Rinunciare ad “afferrare” equivale a mio avviso
a svuotare l'arroganza imperialistica dell'Io, a cercare altri
criteri e logiche che non siano di possesso, a far nostra la
“fluidità” e l'impermanenza del cosmo adattandovi
un pensiero mobile, inappagabile, autocritico, irriducibile
ai metodi e ai canoni imposti dal pensiero dominante. Scriveva
Andrea Caffi, straordinaria figura di ribelle cosmopolita, libertario
e pacifista: «Non basta mettersi alla ricerca di altre
'soluzioni': bisogna prima di tutto escogitare un altro modo
di impostare i problemi stessi».
E Albert Camus, che fu suo amico: «Nella rivolta, l'uomo
si trascende nell'altro e, da questo punto di vista, la solidarietà
umana è metafisica». E infatti Camus diffidava,
lui laico, dal confondere la rivolta con l'ateismo: «Più
che negare, l'uomo in rivolta sfida. [...] non sopprime Dio,
gli parla semplicemente da pari a pari. Ma non si tratta di
un dialogo cortese». Infatti, come aggiunge con parole
non molto diverse da quelle della Weil: «Egli trascina
quest'essere superiore nella stessa avventura umiliata dell'uomo,
il suo vano potere equivalendo alla nostra vana condizione».
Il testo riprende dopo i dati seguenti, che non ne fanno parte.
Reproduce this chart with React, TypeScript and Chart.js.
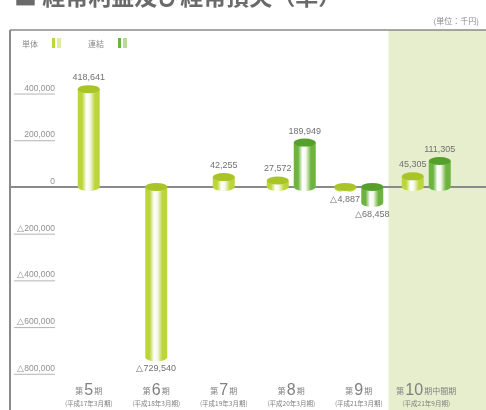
import React, { useEffect, useRef } from 'react';
import { Chart, registerables } from 'chart.js';

Chart.register(...registerables);

// ---- data ----
const periodNumbers = ['5', '6', '7', '8', '9', '10'];
const periodSuffixes = ['期', '期', '期', '期', '期', '期中間期'];
const periodNotes = ['(平成17年3月期)', '(平成18年3月期)', '(平成19年3月期)', '(平成20年3月期)', '(平成21年3月期)', '(平成21年9月期)'];
const categories = periodNumbers.map((n, i) => `第${n}${periodSuffixes[i]}`);
const singleValues: (number | null)[] = [418641, -729540, 42255, 27572, -4887, 45305];
const consolidatedValues: (number | null)[] = [null, null, null, 189949, -68458, 111305];
const yTickValues = [400000, 200000, 0, -200000, -400000, -600000, -800000];
const seriesNames = ['単体', '連結'];
const titleText = '■ 経常利益及び経常損失（単）';
const unitText = '(単位：千円)';

// ---- style ----
const JP = '"Noto Sans CJK JP", "Noto Sans", sans-serif';
const NUM = '"Liberation Sans", Arial, sans-serif';
const TEXT = '#707070';
const AXIS = '#8a8a8a';
const palette = [
  { body: '#bcd63a', cap: '#a8c427', light: '#dfee9a' },
  { body: '#6cb43f', cap: '#55a02c', light: '#b8dc98' },
];

const fmt = (v: number) => (v < 0 ? '△' : '') + Math.abs(v).toLocaleString('en-US');

function drawCylinder(ctx: CanvasRenderingContext2D, x: number, top: number, bottom: number, c: { body: string; cap: string }) {
  const rx = 11;
  const ry = 4;
  const g = ctx.createLinearGradient(x - rx, 0, x + rx, 0);
  g.addColorStop(0, c.body);
  g.addColorStop(0.2, c.body);
  g.addColorStop(0.4, '#ffffff');
  g.addColorStop(0.55, '#f6f9ea');
  g.addColorStop(0.78, c.body);
  g.addColorStop(1, c.body);
  ctx.beginPath();
  ctx.moveTo(x - rx, top);
  ctx.lineTo(x - rx, bottom);
  ctx.ellipse(x, bottom, rx, ry, 0, Math.PI, 0, true);
  ctx.lineTo(x + rx, top);
  ctx.closePath();
  ctx.fillStyle = g;
  ctx.fill();
  ctx.beginPath();
  ctx.ellipse(x, top, rx, ry, 0, 0, Math.PI * 2);
  ctx.fillStyle = c.cap;
  ctx.fill();
}

const decoPlugin = {
  id: 'deco',
  beforeDraw(chart: any) {
    const { ctx, scales } = chart;
    const W = chart.width;
    const H = chart.height;
    const xs = scales.x;
    const ys = scales.y;
    ctx.save();
    ctx.fillStyle = '#ffffff';
    ctx.fillRect(0, 0, W, H);

    // highlighted last period
    const last = categories.length - 1;
    const lastLeft = (xs.getPixelForValue(last - 1) + xs.getPixelForValue(last)) / 2;
    ctx.fillStyle = '#e6eecd';
    ctx.fillRect(lastLeft - 4, 30, W - lastLeft + 4, H - 30);

    // title (cut off at top)
    ctx.fillStyle = '#6a6a6a';
    ctx.font = `bold 23px ${JP}`;
    ctx.textAlign = 'left';
    ctx.textBaseline = 'alphabetic';
    ctx.fillText(titleText, 14, 5);

    // unit
    ctx.font = `8px ${JP}`;
    ctx.fillStyle = '#8a8a8a';
    ctx.textAlign = 'right';
    ctx.fillText(unitText, 479, 24);

    // frame
    ctx.strokeStyle = AXIS;
    ctx.lineWidth = 1.5;
    ctx.beginPath();
    ctx.moveTo(10, 30);
    ctx.lineTo(W, 30);
    ctx.stroke();
    ctx.lineWidth = 2;
    ctx.beginPath();
    ctx.moveTo(10, 30);
    ctx.lineTo(10, H);
    ctx.stroke();

    // legend
    ctx.textAlign = 'left';
    ctx.font = `8px ${JP}`;
    ctx.fillStyle = '#8a8a8a';
    const legX = [22, 88];
    seriesNames.forEach((name, i) => {
      ctx.fillStyle = '#8a8a8a';
      ctx.fillText(name, legX[i], 47);
      const sx = legX[i] + 30;
      ctx.fillStyle = palette[i].body;
      ctx.fillRect(sx, 38, 3, 10);
      ctx.fillStyle = palette[i].light;
      ctx.fillRect(sx + 5, 38, 4, 10);
    });

    // y ticks
    ctx.font = `8.5px ${NUM}`;
    ctx.textAlign = 'right';
    ctx.textBaseline = 'alphabetic';
    yTickValues.forEach((v) => {
      const py = ys.getPixelForValue(v);
      if (v !== 0) {
        ctx.strokeStyle = '#b4b4b4';
        ctx.lineWidth = 1;
        ctx.beginPath();
        ctx.moveTo(14, py + 0.5);
        ctx.lineTo(55, py + 0.5);
        ctx.stroke();
      }
      ctx.fillStyle = '#909090';
      ctx.fillText(v === 0 ? '0' : fmt(v), 55, py - 3);
    });
    ctx.restore();
  },
  beforeDatasetsDraw(chart: any) {
    const { ctx, scales } = chart;
    const py = scales.y.getPixelForValue(0);
    ctx.save();
    ctx.strokeStyle = AXIS;
    ctx.lineWidth = 2;
    ctx.beginPath();
    ctx.moveTo(10, py);
    ctx.lineTo(chart.width, py);
    ctx.stroke();
    ctx.restore();
  },
  afterDatasetsDraw(chart: any) {
    const { ctx, scales } = chart;
    ctx.save();
    const all = [singleValues, consolidatedValues];
    const labels: { x: number; y: number; t: string; neg: boolean }[] = [];
    all.forEach((arr, d) => {
      const meta = chart.getDatasetMeta(d);
      meta.data.forEach((el: any, i: number) => {
        const v = arr[i];
        if (v == null) return;
        const { x, y, base } = el.getProps(['x', 'y', 'base'], true);
        const top = v >= 0 ? y : base;
        const bottom = v >= 0 ? base : y;
        drawCylinder(ctx, x, top, bottom, palette[d]);
        labels.push({ x, y: v >= 0 ? top - 7 : bottom + 7, t: fmt(v), neg: v < 0 });
      });
    });
    ctx.font = `9px ${NUM}`;
    ctx.fillStyle = TEXT;
    ctx.textAlign = 'center';
    labels.forEach((l) => {
      ctx.textBaseline = l.neg ? 'top' : 'bottom';
      ctx.fillText(l.t, l.x, l.y);
    });

    // category labels
    const xs = scales.x;
    ctx.textBaseline = 'alphabetic';
    ctx.textAlign = 'left';
    categories.forEach((_, i) => {
      const cx = xs.getPixelForValue(i);
      const small = `8px ${JP}`;
      const big = `16px ${NUM}`;
      ctx.font = small;
      const w1 = ctx.measureText('第').width;
      const w3 = ctx.measureText(periodSuffixes[i]).width;
      ctx.font = big;
      const w2 = ctx.measureText(periodNumbers[i]).width;
      let sx = cx - (w1 + w2 + w3 + 2) / 2;
      ctx.fillStyle = '#808080';
      ctx.font = small;
      ctx.fillText('第', sx, 394);
      sx += w1 + 1;
      ctx.font = big;
      ctx.fillText(periodNumbers[i], sx, 395);
      sx += w2 + 1;
      ctx.font = small;
      ctx.fillText(periodSuffixes[i], sx, 394);
      ctx.font = `6.5px ${JP}`;
      ctx.textAlign = 'center';
      ctx.fillText(periodNotes[i], cx, 406);
      ctx.textAlign = 'left';
    });
    ctx.restore();
  },
};

export default function App() {
  const ref = useRef<HTMLCanvasElement | null>(null);
  useEffect(() => {
    document.body.style.margin = '0';
    const canvas = ref.current;
    if (!canvas) return;
    const chart = new Chart(canvas, {
      type: 'bar',
      data: {
        labels: categories,
        datasets: [
          { label: seriesNames[0], data: singleValues, backgroundColor: 'rgba(0,0,0,0)', borderWidth: 0, barThickness: 27, skipNull: true } as any,
          { label: seriesNames[1], data: consolidatedValues, backgroundColor: 'rgba(0,0,0,0)', borderWidth: 0, barThickness: 27, skipNull: true } as any,
        ],
      },
      options: {
        responsive: false,
        animation: false,
        devicePixelRatio: 1,
        layout: { padding: { left: 55, top: 30, right: 26, bottom: 32 } },
        plugins: { legend: { display: false }, tooltip: { enabled: false }, title: { display: false } },
        scales: {
          x: { display: false },
          y: { display: false, min: -818000, max: 672000 },
        },
      },
      plugins: [decoPlugin],
    });
    return () => chart.destroy();
  }, []);
  return (
    <div style={{ width: 486, height: 410 }}>
      <canvas ref={ref} width={486} height={410} style={{ display: 'block' }} />
    </div>
  );
}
Alla ricerca di modalità diverse
Ecco perché, sfidando una secolare diffidenza anticristiana
dei padri dell'anarchia ottocentesca (ma di omaggi a un Cristo
umiliato e offeso, povero tra i poveri, quella stessa letteratura
è prodiga), mi sono proposto di parlare di anarchia e
cristianesimo, e di chi credette nell'equivalenza o comunque
nel possibile connubio tra i due termini. Si continua a pensare
all'anarchia come alla fosca utopia d'una realtà futura
e come al caos distruttore; e invece è o dovrebbe essere
la semplice individuazione di modalità diverse e antiautoritarie
di organizzazione, di associazione, di scambio nonché
di concezione del mondo già ben presenti nella realtà
in cui viviamo, e prosperanti negli interstizi di questo mondo
asservito a potere, gerarchie, sopraffazione, speculazione.
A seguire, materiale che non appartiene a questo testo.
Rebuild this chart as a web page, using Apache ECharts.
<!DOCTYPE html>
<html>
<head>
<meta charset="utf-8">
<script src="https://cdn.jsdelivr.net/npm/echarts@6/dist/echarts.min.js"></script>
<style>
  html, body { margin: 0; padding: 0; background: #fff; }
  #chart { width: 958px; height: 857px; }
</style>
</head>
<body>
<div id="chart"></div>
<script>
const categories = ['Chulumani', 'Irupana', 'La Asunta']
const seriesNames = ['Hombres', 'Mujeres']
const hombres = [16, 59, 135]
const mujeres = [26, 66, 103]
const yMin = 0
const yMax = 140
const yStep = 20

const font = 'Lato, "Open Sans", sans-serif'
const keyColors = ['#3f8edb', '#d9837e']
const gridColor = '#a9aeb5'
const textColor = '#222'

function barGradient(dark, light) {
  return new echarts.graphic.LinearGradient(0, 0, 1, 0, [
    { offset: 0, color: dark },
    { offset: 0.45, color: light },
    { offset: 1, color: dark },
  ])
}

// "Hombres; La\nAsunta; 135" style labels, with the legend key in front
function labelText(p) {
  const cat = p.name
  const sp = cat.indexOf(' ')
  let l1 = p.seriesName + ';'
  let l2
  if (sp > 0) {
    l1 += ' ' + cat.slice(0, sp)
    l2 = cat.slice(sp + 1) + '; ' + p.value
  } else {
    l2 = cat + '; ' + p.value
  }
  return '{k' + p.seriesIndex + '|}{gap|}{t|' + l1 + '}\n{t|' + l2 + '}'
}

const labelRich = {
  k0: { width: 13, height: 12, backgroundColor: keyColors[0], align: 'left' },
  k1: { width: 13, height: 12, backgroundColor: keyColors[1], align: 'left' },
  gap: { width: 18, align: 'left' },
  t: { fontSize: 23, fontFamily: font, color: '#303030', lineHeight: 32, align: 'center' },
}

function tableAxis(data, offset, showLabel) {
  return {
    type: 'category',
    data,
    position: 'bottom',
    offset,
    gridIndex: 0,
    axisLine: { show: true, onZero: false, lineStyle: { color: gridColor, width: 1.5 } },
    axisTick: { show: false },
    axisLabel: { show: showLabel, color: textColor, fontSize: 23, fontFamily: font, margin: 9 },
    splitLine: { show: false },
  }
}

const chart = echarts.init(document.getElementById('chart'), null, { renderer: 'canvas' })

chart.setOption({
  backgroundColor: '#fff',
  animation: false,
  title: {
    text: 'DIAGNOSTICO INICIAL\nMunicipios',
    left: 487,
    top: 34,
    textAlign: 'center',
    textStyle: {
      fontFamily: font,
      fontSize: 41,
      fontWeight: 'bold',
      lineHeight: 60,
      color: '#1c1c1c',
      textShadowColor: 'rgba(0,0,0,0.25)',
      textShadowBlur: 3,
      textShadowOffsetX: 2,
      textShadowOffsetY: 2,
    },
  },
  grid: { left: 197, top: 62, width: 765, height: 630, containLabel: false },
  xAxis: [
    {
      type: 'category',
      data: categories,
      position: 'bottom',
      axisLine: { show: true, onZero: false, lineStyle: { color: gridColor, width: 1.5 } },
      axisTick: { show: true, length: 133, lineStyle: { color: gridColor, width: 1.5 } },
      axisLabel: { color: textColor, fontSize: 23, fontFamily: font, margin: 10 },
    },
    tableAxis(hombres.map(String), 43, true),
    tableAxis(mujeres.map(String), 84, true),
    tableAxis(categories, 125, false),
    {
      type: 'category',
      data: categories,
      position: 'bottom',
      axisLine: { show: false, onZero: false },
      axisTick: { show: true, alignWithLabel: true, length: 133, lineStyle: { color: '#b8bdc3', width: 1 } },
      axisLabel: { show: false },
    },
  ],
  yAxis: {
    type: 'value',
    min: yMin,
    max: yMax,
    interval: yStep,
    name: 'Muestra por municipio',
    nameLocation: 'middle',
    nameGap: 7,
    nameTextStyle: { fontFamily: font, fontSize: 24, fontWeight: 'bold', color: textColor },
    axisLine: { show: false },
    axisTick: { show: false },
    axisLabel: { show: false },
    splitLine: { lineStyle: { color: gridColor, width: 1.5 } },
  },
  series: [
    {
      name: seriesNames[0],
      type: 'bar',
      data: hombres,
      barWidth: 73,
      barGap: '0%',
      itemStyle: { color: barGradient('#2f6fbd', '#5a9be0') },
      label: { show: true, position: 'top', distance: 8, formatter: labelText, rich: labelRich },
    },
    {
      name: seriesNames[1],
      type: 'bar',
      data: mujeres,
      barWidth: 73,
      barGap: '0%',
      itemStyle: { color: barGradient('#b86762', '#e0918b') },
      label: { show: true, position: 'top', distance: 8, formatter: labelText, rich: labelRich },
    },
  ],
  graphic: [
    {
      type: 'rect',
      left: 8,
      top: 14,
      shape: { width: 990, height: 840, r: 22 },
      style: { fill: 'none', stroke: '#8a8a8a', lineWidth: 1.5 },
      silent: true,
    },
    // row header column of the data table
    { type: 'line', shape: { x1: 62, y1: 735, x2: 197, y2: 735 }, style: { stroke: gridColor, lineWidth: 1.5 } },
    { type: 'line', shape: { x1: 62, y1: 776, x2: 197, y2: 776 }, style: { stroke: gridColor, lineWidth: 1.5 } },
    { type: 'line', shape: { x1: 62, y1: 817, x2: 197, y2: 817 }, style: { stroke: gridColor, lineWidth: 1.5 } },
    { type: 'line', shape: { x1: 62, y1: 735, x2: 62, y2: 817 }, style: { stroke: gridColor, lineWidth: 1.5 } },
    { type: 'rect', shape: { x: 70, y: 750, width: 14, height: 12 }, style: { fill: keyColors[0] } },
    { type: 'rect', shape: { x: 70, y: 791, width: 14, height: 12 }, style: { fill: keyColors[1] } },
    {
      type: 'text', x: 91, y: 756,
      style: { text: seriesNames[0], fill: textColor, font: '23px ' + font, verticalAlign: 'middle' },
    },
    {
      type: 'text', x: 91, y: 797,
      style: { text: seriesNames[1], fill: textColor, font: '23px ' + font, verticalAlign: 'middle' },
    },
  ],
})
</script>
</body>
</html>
Facile, per i tirannicidi, i libertari e gli anarchici d'un
tempo, attaccare il Potere, quando questo si identificava con
la persona del despota. Oggi non solo il Potere è polverizzato,
ma è astratto, virtuale, sovrapersonale: perciò
chi dice di combatterlo non sa e non può che suggerire
la sostituzione o la riparazione d'un suo infinitesimo e irrilevante
tassello, e perdersi in un gioco illusorio di specchi.
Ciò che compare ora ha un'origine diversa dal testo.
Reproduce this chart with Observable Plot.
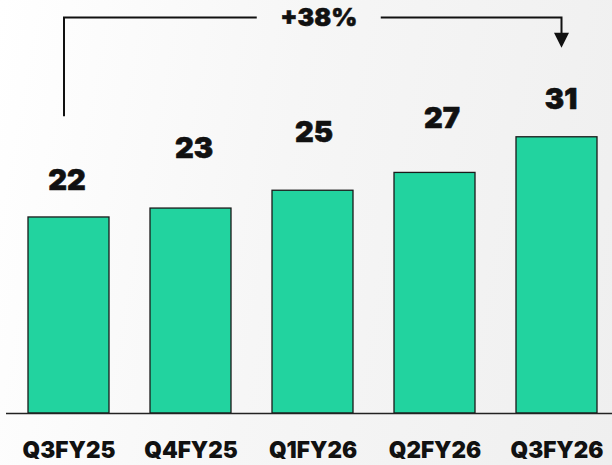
<!DOCTYPE html>
<html>
<head>
<meta charset="utf-8">
<script src="https://cdn.jsdelivr.net/npm/d3@7"></script>
<script src="https://cdn.jsdelivr.net/npm/@observablehq/plot@0.6"></script>
<style>
  html, body { margin: 0; padding: 0; }
  body {
    width: 612px; height: 465px; overflow: hidden;
    background: linear-gradient(100deg, #ffffff 0%, #f6f6f6 45%, #efefef 100%);
    font-family: Inter, "DejaVu Sans", sans-serif;
  }
  svg { display: block; }
</style>
</head>
<body>
<div id="chart"></div>
<script>
// ---- data ----
const categories = ["Q3FY25", "Q4FY25", "Q1FY26", "Q2FY26", "Q3FY26"];
const values = [22, 23, 25, 27, 31];
const growthLabel = "+38%";
// annotation levels (in value units)
const bracketTop = 44.4;
const bracketStart = 33.3;
const arrowTip = 41.0;

// ---- layout / style ----
const labelLift = [37, 60, 58, 54, 38];
const labelShift = [-2, 3, 1, 7, 4];
const FONT = "Inter, 'DejaVu Sans', sans-serif";

const rows = categories.map((c, i) => ({cat: c, val: values[i], i}));

const chart = Plot.plot({
  width: 612,
  height: 465,
  marginLeft: 0,
  marginRight: 0,
  marginTop: 0,
  marginBottom: 52,
  style: {background: "transparent", fontFamily: FONT, color: "#111"},
  x: {domain: categories, range: [27, 597], paddingInner: 0.337, paddingOuter: 0, label: null},
  y: {domain: [0, 46.35], range: [413, 0], axis: null},
  marks: [
    Plot.barY(rows, {x: "cat", y: "val", fill: "#22d39f", stroke: "#1a1a1a", strokeWidth: 1.3}),
    Plot.ruleY([0], {stroke: "#222", strokeWidth: 1.6, insetLeft: 6}),
    ...rows.map(r => Plot.text([r], {
      x: "cat", y: "val", text: d => String(d.val),
      dy: -labelLift[r.i], dx: labelShift[r.i],
      fontSize: 29, fontWeight: 900, fill: "#111",
      stroke: "#111", strokeWidth: 0.6
    })),
    Plot.axisX({tickSize: 0, tickPadding: 29, fontSize: 22.5, fontWeight: 900, fill: "#111",
      stroke: "#111", strokeWidth: 0.5, label: null})
  ]
});
document.getElementById("chart").appendChild(chart);

// ---- growth bracket annotation, positioned through the plot's scales ----
const sx = chart.scale("x"), sy = chart.scale("y");
const cx = c => sx.apply(c) + sx.bandwidth / 2;
const xL = cx(categories[0]) - 4.5;
const xR = cx(categories[categories.length - 1]) + 5;
const xMid = (xL + xR) / 2 + 6;
const yTop = sy.apply(bracketTop);
const yStart = sy.apply(bracketStart);
const yTip = sy.apply(arrowTip);
const headH = 15, headW = 15, gap = 62;

const g = d3.select(chart).append("g")
  .attr("fill", "none").attr("stroke", "#111").attr("stroke-width", 2);
g.append("path").attr("d", `M${xL},${yStart}V${yTop}H${xMid - gap}`);
g.append("path").attr("d", `M${xMid + gap},${yTop}H${xR}V${yTip - headH + 1}`);
d3.select(chart).append("path")
  .attr("d", `M${xR - headW / 2},${yTip - headH}L${xR + headW / 2},${yTip - headH}L${xR},${yTip}Z`)
  .attr("fill", "#111");
d3.select(chart).append("text")
  .attr("x", xMid).attr("y", yTop).attr("dy", "0.35em")
  .attr("text-anchor", "middle")
  .attr("font-family", FONT).attr("font-size", 25).attr("font-weight", 900)
  .attr("fill", "#111").attr("stroke", "#111").attr("stroke-width", 0.5)
  .text(growthLabel);
</script>
</body>
</html>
Perciò, se non è più a quelle sagome che
bisogna mirare, occorrerà frantumare quegli specchi,
per eliminarne il riflesso mendace sulla nostra distorta e passiva
percezione del reale. Occorrerà, in altre parole, pensare
diverso: abbandonare i vecchi ragionamenti appresi dai notiziari
e dalle tribune e la logica stessa, intimidatrice e abitudinaria,
che li articola; coltivare stranianti utopie, azzardati paradossi,
lingue sconosciute.
O fedi tradite dalle chiese, ma vive nel cuore degli umili;
fedi come quella fondata sull'insostenibile scandalo della Croce,
su un Dio che si umilia (incarnandosi Egli stesso o riconoscendo
in un uomo un suo emissario: poco importa, né potremo
mai saperlo almeno in questa vita, se altre ce ne sono) per
manifestarsi, all'uomo, non solo compassionevole ma altrettanto
dolorante, e per condividere con lui – qui e ora –
una speranza di riscatto, di drastico mutamento. L'anarchico
fa a meno delle istituzioni e si sottrae alle norme con la stessa
grazia innocente con cui Francesco si spogliò delle vesti.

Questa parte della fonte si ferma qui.